#### DATA ENTRIES ####

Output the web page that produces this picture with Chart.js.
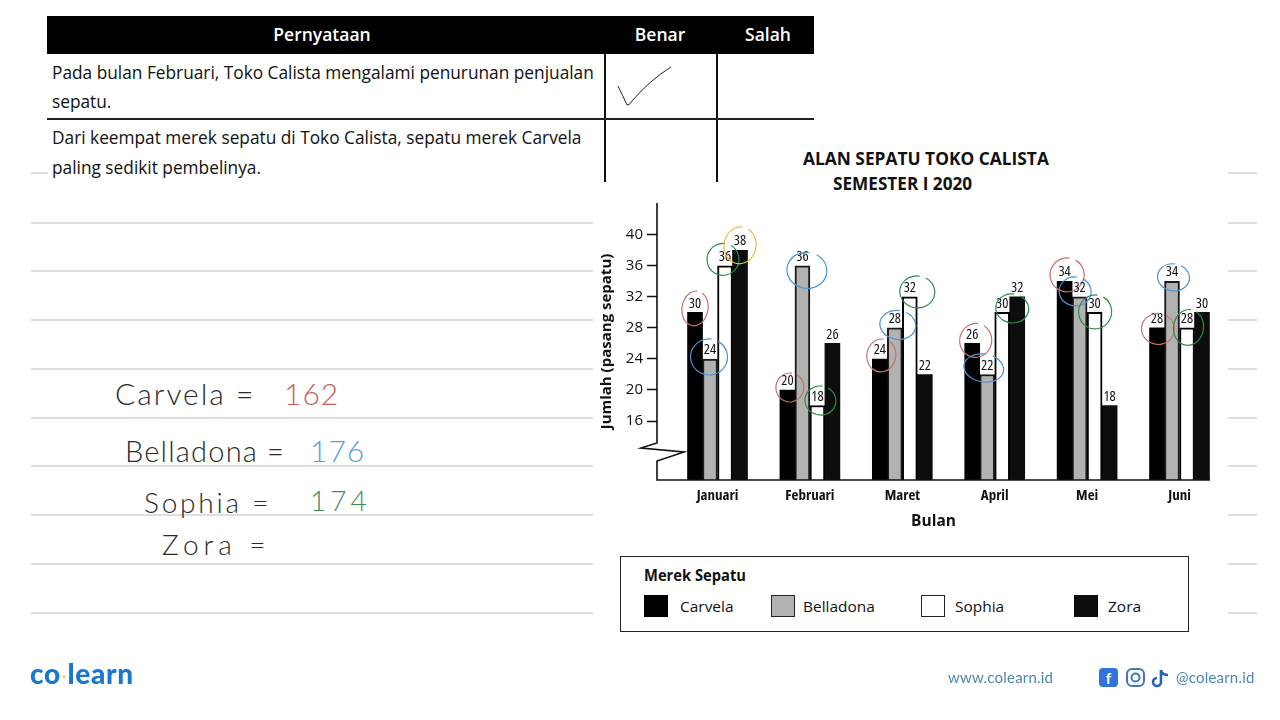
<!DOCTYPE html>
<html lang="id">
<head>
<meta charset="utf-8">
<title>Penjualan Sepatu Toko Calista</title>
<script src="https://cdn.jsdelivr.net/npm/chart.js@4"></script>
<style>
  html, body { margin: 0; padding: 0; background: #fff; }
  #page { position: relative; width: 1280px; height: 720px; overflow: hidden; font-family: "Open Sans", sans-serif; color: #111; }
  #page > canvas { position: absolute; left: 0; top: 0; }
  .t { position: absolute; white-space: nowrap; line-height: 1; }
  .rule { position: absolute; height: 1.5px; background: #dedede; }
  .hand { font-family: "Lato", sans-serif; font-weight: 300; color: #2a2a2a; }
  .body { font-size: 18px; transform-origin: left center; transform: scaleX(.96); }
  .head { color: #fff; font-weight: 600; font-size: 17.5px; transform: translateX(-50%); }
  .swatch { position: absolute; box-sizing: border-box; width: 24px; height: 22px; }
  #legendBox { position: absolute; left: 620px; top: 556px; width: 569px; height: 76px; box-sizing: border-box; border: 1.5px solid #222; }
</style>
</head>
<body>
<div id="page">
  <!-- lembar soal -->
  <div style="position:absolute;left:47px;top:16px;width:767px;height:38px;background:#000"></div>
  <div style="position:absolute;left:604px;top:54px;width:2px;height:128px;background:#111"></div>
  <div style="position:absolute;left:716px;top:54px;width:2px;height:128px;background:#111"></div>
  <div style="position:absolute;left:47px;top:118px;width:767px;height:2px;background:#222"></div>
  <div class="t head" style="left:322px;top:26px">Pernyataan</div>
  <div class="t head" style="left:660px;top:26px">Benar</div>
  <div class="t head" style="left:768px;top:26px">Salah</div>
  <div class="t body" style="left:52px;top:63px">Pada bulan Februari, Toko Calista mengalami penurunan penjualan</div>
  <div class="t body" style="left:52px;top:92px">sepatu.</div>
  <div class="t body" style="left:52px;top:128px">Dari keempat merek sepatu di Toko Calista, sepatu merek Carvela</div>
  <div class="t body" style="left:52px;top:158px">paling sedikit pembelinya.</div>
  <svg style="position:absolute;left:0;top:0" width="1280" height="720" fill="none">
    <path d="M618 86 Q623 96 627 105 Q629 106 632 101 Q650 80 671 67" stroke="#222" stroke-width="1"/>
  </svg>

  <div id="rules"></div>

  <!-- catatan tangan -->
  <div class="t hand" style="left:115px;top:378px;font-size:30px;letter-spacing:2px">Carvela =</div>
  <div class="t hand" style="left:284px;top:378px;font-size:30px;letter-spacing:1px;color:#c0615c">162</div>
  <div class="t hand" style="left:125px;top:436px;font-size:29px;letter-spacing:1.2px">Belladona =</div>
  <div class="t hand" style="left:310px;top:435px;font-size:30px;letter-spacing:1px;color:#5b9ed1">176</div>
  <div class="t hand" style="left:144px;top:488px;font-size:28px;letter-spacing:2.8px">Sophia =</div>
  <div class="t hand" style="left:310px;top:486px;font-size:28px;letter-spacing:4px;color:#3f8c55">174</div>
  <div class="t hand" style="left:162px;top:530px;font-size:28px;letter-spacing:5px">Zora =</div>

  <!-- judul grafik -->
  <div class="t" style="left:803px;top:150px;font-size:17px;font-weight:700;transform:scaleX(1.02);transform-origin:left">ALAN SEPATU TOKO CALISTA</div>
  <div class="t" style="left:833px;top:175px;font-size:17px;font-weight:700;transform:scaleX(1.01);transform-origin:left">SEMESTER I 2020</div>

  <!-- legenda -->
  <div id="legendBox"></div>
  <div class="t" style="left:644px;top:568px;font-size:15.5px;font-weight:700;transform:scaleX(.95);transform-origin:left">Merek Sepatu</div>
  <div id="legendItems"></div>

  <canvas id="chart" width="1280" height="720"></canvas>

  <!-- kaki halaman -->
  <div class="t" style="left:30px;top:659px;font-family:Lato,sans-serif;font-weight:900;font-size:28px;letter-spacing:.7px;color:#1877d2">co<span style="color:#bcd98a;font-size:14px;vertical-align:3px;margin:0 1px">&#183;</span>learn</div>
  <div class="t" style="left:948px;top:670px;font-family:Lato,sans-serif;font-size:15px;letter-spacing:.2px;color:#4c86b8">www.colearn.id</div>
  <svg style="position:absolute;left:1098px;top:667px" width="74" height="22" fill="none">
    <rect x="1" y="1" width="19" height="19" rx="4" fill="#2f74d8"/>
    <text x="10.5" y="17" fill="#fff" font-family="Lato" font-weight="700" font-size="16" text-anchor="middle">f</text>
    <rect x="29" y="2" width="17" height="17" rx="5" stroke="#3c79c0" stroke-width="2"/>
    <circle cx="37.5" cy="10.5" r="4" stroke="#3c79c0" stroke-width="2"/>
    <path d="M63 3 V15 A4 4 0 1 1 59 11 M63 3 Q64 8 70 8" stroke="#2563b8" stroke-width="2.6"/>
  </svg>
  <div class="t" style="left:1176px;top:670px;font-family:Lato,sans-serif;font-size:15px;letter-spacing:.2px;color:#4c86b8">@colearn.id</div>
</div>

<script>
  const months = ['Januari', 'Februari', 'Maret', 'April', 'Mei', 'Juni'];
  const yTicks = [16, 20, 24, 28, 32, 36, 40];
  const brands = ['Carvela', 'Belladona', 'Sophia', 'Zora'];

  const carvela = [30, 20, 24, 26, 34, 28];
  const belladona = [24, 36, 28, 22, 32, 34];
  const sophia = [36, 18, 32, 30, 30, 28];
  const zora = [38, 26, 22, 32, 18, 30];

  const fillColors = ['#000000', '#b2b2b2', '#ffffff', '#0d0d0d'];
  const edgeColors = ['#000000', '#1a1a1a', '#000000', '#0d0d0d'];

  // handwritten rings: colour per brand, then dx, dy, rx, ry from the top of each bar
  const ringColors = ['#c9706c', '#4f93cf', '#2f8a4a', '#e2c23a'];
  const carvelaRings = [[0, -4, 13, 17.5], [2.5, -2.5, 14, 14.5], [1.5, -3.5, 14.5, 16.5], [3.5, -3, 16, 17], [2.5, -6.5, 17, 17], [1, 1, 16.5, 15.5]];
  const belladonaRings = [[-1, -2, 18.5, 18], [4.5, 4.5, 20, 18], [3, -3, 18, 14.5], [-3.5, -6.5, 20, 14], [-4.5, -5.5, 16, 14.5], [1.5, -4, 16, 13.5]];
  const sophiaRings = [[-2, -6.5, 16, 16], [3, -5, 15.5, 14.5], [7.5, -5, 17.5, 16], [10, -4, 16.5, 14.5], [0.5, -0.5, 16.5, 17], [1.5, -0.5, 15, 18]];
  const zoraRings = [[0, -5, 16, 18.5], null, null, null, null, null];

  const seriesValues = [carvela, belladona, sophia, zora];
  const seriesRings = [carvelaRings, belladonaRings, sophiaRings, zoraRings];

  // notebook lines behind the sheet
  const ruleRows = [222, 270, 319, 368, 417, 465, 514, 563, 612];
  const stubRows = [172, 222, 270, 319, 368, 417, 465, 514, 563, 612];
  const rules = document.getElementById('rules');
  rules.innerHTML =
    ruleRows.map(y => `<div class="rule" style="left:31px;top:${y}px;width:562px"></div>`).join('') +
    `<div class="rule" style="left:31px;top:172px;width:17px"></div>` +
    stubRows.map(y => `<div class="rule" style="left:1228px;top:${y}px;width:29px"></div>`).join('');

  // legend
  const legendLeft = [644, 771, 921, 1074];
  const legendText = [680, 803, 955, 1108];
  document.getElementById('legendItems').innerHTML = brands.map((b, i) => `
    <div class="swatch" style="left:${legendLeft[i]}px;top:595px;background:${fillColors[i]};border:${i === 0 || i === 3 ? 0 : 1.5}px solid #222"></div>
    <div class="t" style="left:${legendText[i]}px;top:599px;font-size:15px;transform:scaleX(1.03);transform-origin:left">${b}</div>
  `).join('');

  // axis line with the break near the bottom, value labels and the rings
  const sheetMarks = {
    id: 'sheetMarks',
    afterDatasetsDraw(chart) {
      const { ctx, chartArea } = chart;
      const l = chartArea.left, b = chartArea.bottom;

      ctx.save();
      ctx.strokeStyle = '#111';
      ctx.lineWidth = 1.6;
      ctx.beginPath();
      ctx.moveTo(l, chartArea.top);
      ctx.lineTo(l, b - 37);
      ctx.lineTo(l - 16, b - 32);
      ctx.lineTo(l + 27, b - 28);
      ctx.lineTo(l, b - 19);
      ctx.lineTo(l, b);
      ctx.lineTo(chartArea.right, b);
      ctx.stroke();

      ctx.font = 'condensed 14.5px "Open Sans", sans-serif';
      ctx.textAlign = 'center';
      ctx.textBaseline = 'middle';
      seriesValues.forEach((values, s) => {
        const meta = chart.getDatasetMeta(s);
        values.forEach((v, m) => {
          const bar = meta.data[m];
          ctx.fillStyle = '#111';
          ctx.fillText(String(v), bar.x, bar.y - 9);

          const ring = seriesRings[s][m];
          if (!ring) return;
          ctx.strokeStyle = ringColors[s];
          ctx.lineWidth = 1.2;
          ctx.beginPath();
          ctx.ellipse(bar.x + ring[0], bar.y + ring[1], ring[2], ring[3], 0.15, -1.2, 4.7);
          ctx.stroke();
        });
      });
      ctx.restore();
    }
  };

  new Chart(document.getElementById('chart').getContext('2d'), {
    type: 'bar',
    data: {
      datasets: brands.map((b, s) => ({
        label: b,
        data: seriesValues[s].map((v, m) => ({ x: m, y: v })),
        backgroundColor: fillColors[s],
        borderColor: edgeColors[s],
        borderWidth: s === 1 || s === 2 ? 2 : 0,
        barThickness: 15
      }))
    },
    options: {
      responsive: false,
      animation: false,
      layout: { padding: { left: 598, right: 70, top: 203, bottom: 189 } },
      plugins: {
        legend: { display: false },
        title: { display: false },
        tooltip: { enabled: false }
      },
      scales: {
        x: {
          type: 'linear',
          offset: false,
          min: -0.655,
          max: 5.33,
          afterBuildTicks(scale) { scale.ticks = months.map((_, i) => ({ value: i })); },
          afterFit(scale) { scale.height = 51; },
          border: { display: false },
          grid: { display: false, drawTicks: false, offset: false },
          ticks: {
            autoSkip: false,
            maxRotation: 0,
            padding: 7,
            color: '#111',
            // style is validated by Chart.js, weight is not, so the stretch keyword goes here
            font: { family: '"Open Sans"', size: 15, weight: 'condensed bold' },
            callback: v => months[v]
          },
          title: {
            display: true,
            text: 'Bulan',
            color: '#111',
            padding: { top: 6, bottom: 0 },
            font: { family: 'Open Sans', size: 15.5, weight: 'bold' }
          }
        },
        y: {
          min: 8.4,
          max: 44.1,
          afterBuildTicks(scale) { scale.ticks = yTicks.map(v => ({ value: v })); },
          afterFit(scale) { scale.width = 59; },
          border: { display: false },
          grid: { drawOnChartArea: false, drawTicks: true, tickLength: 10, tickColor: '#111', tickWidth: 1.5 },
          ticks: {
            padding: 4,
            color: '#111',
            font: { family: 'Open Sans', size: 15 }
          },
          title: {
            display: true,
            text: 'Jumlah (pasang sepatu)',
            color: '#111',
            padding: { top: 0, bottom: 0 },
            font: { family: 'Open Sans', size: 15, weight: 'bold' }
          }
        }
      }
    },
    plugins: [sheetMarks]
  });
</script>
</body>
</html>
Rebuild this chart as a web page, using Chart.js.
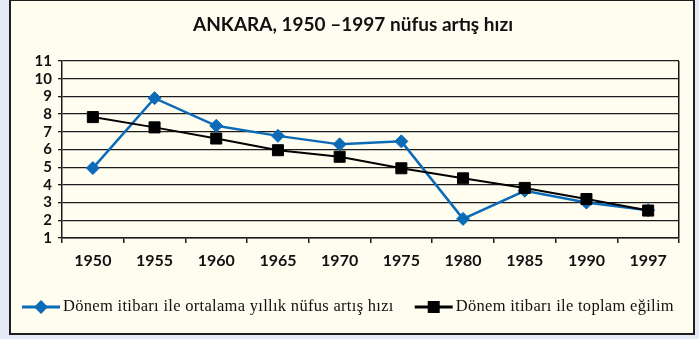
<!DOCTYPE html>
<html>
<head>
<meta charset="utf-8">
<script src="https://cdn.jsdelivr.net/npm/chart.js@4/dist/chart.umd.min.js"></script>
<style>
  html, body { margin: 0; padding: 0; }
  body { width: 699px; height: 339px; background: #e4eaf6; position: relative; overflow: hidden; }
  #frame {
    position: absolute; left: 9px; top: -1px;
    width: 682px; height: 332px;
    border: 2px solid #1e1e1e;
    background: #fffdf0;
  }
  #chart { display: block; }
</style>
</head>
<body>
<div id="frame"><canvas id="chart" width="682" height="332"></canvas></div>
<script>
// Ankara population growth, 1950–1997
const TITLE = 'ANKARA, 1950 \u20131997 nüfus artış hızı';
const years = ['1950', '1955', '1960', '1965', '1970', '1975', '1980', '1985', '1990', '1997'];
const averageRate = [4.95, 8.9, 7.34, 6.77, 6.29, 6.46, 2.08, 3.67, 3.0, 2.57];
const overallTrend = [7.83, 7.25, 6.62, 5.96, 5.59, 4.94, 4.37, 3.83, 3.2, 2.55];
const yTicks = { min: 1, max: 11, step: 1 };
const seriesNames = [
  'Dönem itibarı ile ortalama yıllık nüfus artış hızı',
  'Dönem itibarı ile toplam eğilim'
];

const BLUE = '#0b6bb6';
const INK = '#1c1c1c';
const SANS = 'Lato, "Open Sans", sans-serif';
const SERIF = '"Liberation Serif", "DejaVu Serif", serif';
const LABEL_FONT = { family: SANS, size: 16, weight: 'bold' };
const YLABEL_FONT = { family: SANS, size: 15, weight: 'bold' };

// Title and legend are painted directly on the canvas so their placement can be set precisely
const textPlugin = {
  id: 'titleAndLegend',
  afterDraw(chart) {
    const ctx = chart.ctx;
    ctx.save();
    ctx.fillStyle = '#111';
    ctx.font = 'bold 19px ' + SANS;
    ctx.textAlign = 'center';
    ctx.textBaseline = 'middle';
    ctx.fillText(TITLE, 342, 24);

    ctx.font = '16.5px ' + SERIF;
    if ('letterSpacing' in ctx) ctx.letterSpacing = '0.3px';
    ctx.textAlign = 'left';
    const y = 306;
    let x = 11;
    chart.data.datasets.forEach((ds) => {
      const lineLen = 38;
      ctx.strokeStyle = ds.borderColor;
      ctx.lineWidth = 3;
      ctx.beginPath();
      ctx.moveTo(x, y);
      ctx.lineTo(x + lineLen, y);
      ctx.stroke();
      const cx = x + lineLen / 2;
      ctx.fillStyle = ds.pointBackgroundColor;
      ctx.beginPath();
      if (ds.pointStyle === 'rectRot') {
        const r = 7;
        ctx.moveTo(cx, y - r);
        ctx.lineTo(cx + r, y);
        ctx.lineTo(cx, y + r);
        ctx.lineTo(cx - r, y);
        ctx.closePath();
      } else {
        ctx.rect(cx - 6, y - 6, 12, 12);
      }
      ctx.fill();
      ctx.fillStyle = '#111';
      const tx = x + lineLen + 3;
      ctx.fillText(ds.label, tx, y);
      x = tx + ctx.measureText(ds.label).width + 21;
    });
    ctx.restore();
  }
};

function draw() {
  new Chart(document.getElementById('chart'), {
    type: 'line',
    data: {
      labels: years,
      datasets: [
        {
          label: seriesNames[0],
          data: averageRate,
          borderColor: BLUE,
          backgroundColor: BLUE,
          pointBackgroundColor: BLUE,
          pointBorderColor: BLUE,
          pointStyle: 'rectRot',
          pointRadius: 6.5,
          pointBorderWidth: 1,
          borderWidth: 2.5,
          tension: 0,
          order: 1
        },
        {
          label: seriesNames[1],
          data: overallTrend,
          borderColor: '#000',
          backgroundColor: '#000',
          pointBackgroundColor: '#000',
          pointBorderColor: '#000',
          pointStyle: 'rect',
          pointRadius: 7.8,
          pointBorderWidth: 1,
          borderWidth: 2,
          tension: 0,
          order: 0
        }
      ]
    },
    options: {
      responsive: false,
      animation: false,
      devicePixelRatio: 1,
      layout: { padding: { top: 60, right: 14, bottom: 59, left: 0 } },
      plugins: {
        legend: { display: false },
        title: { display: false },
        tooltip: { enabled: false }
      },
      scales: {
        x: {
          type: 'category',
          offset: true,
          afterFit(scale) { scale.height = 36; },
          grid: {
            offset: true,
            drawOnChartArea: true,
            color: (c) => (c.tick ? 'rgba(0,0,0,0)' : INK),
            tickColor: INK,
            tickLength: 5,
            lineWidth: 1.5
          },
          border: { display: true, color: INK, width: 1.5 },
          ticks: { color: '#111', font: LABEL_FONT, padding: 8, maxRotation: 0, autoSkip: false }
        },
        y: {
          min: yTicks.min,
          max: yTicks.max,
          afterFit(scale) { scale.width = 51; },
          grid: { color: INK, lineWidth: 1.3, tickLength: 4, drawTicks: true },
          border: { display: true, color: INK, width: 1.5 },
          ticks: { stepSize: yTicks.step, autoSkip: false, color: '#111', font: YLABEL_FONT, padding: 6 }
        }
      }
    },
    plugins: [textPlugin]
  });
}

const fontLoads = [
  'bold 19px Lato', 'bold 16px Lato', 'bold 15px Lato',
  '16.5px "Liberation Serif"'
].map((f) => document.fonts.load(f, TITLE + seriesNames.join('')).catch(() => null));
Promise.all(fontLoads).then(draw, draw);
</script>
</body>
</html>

####

* **SHORT TASK**
Identify and copy lines that hold the string "with".

* **THE OUTPUT**
Output the web page that produces this picture with Chart.js.
  // axis line with the break near the bottom, value labels and the rings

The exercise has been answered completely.